Cast: Mickey Rourke, Marisa Tomei, Evan Rachel Wood

Director: Darren Aronofsky

Screenplay: Darren Aronofsky

Running time: 1 hr 45 mins

Genre: Drama



CRITIQUE:

Films that encircle the boxing rink have Raging Bull, Rocky and Cinderella Man. In the rarely explored arena of wrestling, perhaps due to the fact that this is fraudulent, pathetic exploitation of violence for the sake of entertainment and screamfest glee, we have now Darren Aronofsky’s genuinely affecting The Wrestler. Lay down your guards, this is not a clichéd underdog-goes-soaring-champ via Rocky Balboa, but is seriously pulled down to a very human level without pretensions and flashy cinematography, or even slow-motions when an opponent smashes somebody else’s face. The tale centres on Randy “The Ram” Robinson (played to an astonishing conviction by Mickey Rourke), who is a fading star, an ageing wrestler whom after decades of fame, shown in a series of paper cut-outs in the title montage, he lives a rather bleak life. It’s a quiet evocation of loneliness, a man stripped from the only job he loves doing, and exist in doing. As soon as we see him, through documentary hand-held camerawork, we feel the realism of his character without entirely being manipulative; living in a trailer park, courting an equally-ageing stripper (a subtle performance by Marisa Tomei) and working in behind a meat counter as his other job.

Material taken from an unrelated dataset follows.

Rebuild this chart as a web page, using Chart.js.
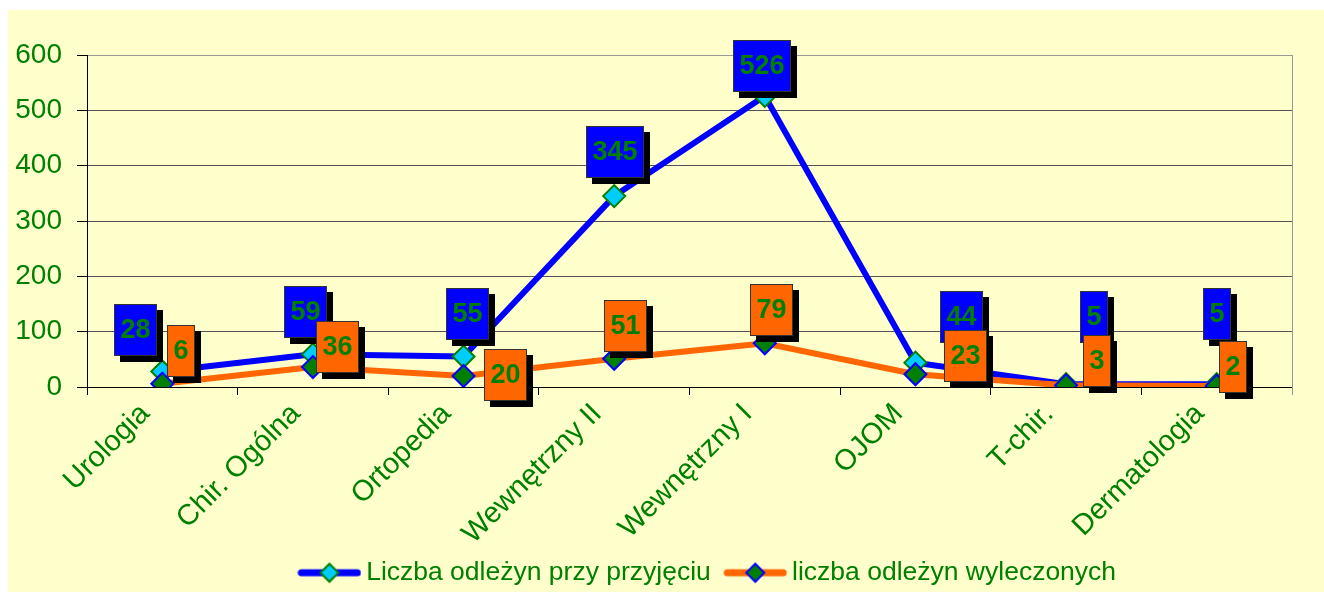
<!DOCTYPE html>
<html>
<head>
<meta charset="utf-8">
<script src="https://cdn.jsdelivr.net/npm/chart.js@4/dist/chart.umd.min.js"></script>
<style>
  html, body { margin: 0; padding: 0; background: #fff; }
  #wrap { position: absolute; left: 8px; top: 10px; width: 1316px; height: 582px; background: #FFFFCC; }
</style>
</head>
<body>
<div id="wrap"><canvas id="chart"></canvas></div>
<script>
// Data
const categories = ['Urologia', 'Chir. Ogólna', 'Ortopedia', 'Wewnętrzny II', 'Wewnętrzny I', 'OJOM', 'T-chir.', 'Dermatologia'];
const admitted = [28, 59, 55, 345, 526, 44, 5, 5];
const healed = [6, 36, 20, 51, 79, 23, 3, 2];
const yTickValues = [0, 100, 200, 300, 400, 500, 600];

// where each value box sits relative to its point (dx, dy of box centre)
const admittedLabelPos = [[-27, -42], [-7, -42], [4, -43], [1, -44], [-3, -30], [46, -46], [28, -67], [0, -70]];
const healedLabelPos = [[19, -33], [25, -20], [42, -1], [11, -33], [7, -33], [50, -18], [31, -24], [16, -19]];

const GREEN = '#008000';
const FONT = '"Liberation Sans", Arial, sans-serif';

// legend swatch: line with a diamond in the middle
function makeSwatch(lineColor, fill, border) {
  const c = document.createElement('canvas');
  c.width = 64; c.height = 24;
  const g = c.getContext('2d');
  g.strokeStyle = lineColor;
  g.lineWidth = 7;
  g.lineCap = 'round';
  g.beginPath(); g.moveTo(4, 12); g.lineTo(60, 12); g.stroke();
  g.fillStyle = fill; g.strokeStyle = border; g.lineWidth = 2;
  g.beginPath();
  g.moveTo(32, 3); g.lineTo(41, 12); g.lineTo(32, 21); g.lineTo(23, 12); g.closePath();
  g.fill(); g.stroke();
  return c;
}

const valueLabels = {
  id: 'valueLabels',
  afterDatasetsDraw(chart) {
    const ctx = chart.ctx;
    ctx.save();
    ctx.font = 'bold 27px ' + FONT;
    ctx.textAlign = 'center';
    ctx.textBaseline = 'middle';
    chart.data.datasets.forEach((ds, i) => {
      const meta = chart.getDatasetMeta(i);
      meta.data.forEach((pt, j) => {
        const text = String(ds.data[j]);
        const [dx, dy] = ds.labelPos[j];
        const w = Math.round(ctx.measureText(text).width + 13);
        const h = 52;
        const x = Math.round(pt.x + dx - w / 2);
        const y = Math.round(pt.y + dy - h / 2);
        ctx.fillStyle = '#000';
        ctx.fillRect(x + 6, y + 6, w, h);
        ctx.fillStyle = ds.labelColor;
        ctx.fillRect(x, y, w, h);
        ctx.strokeStyle = '#333';
        ctx.lineWidth = 1;
        ctx.strokeRect(x + 0.5, y + 0.5, w - 1, h - 1);
        ctx.fillStyle = GREEN;
        ctx.fillText(text, x + w / 2, y + h / 2 + 1);
      });
    });
    ctx.restore();
  }
};

const plotBorder = {
  id: 'plotBorder',
  beforeDatasetsDraw(chart) {
    const { ctx, chartArea } = chart;
    ctx.save();
    ctx.strokeStyle = '#999';
    ctx.lineWidth = 1;
    ctx.beginPath();
    ctx.moveTo(chartArea.right + 0.5, chartArea.top);
    ctx.lineTo(chartArea.right + 0.5, chartArea.bottom + 8);
    ctx.stroke();
    ctx.restore();
  },
  afterLayout(chart) {
    // legend sits right of centre and a little lower in the original
    chart.legend.left += 61;
    chart.legend.right += 61;
    chart.legend.top += 4;
    chart.legend.bottom += 4;
    // let the category labels run down past the legend's top without being clipped
    chart.scales.x.bottom = chart.height;
  }
};

new Chart(document.getElementById('chart'), {
  type: 'line',
  data: {
    labels: categories,
    datasets: [
      {
        label: 'Liczba odleżyn przy przyjęciu',
        data: admitted,
        borderColor: '#0000FF',
        borderWidth: 6,
        pointStyle: 'rectRot',
        pointRadius: 11,
        pointBackgroundColor: '#00CCFF',
        pointBorderColor: GREEN,
        pointBorderWidth: 2,
        tension: 0,
        order: 1,
        labelPos: admittedLabelPos,
        labelColor: '#0000FF',
        swatch: makeSwatch('#0000FF', '#00CCFF', GREEN)
      },
      {
        label: 'liczba odleżyn wyleczonych',
        data: healed,
        borderColor: '#FF6600',
        borderWidth: 6,
        pointStyle: 'rectRot',
        pointRadius: 11,
        pointBackgroundColor: GREEN,
        pointBorderColor: '#0000FF',
        pointBorderWidth: 2,
        tension: 0,
        order: 0,
        labelPos: healedLabelPos,
        labelColor: '#FF6600',
        swatch: makeSwatch('#FF6600', GREEN, '#0000FF')
      }
    ]
  },
  options: {
    responsive: true,
    maintainAspectRatio: false,
    animation: false,
    events: [],
    layout: { padding: { top: 45, right: 32, left: 0, bottom: 0 } },
    scales: {
      x: {
        offset: true,
        grid: { offset: true, drawOnChartArea: false, drawTicks: true, tickLength: 8, tickColor: '#000' },
        border: { color: '#000', width: 1 },
        ticks: {
          color: GREEN,
          font: { family: FONT, size: 29 },
          minRotation: 45,
          maxRotation: 45,
          autoSkip: false,
          labelOffset: -17,
          padding: 2
        },
        afterFit(scale) { scale.height = 205 - scale.chart.legend.height; }
      },
      y: {
        min: 0,
        max: 600,
        afterBuildTicks(scale) { scale.ticks = yTickValues.map(v => ({ value: v })); },
        grid: {
          color: ctx => (ctx.tick && ctx.tick.value === 600 ? '#999' : '#555'),
          tickColor: '#000',
          tickLength: 10,
          lineWidth: 1
        },
        border: { color: '#000', width: 1 },
        ticks: {
          color: GREEN,
          font: { family: FONT, size: 28 },
          padding: 15
        },
        afterFit(scale) { scale.width = 79; }
      }
    },
    plugins: {
      tooltip: { enabled: false },
      legend: {
        position: 'bottom',
        labels: {
          color: GREEN,
          font: { family: FONT, size: 26.5 },
          usePointStyle: true,
          pointStyleWidth: 47,
          padding: 21,
          generateLabels(chart) {
            return chart.data.datasets.map((ds, i) => ({
              text: ds.label,
              fillStyle: ds.borderColor,
              strokeStyle: ds.borderColor,
              lineWidth: 0,
              pointStyle: ds.swatch,
              hidden: false,
              datasetIndex: i,
              fontColor: GREEN
            }));
          }
        }
      }
    }
  },
  plugins: [valueLabels, plotBorder]
});
</script>
</body>
</html>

Whilst these all feel conventional, the film really triumphs in wrestling scenes.


Ironic to the sport which is known to be a gaudy, garish celebration of glam-rock costumes, circus-like makeup and preposterously created stage monikers, this film is free from the artifice. Those behind the gaping wounds, blood and swelling muscles are deliberate manoeuvres designed to calibrate a form of entertainment. And yes, it is violent at times, as the camera prods us closer to the physical wounds of the wrestlers; one shows Rourke in a backroom sequence where he just emerged from a fight involving broken glasses and barbed wires. It’s both a physical and emotional performance for Rourke, as the tale swings into redemption mood, where he reconnects with an embittered daughter (Evan Rachel Wood) he abandoned years ago. There are moment when it feels like treading a familiar ground, and sometimes flirt with melodramatic sentimentality, but Aronofsky pulls back, and he makes sure that he hammers home the cruel, heartbreaking message of his film – that there are people out there who are fixated to something they only know doing. Without it, they couldn’t function as a whole. To wit with Rourke’s line: “I only get hurt out there.” Physical wounds are nothing compared deep emotional scars.


VERDICT:

The Wrestler is that rare intimate, compassionate picture. A violent, bloody sport film overshadowed by more painful pangs of loneliness and self-destruction, nailed to a calibre of a performance by Mickey Rourke, both to sheer physicality and deep emotionality.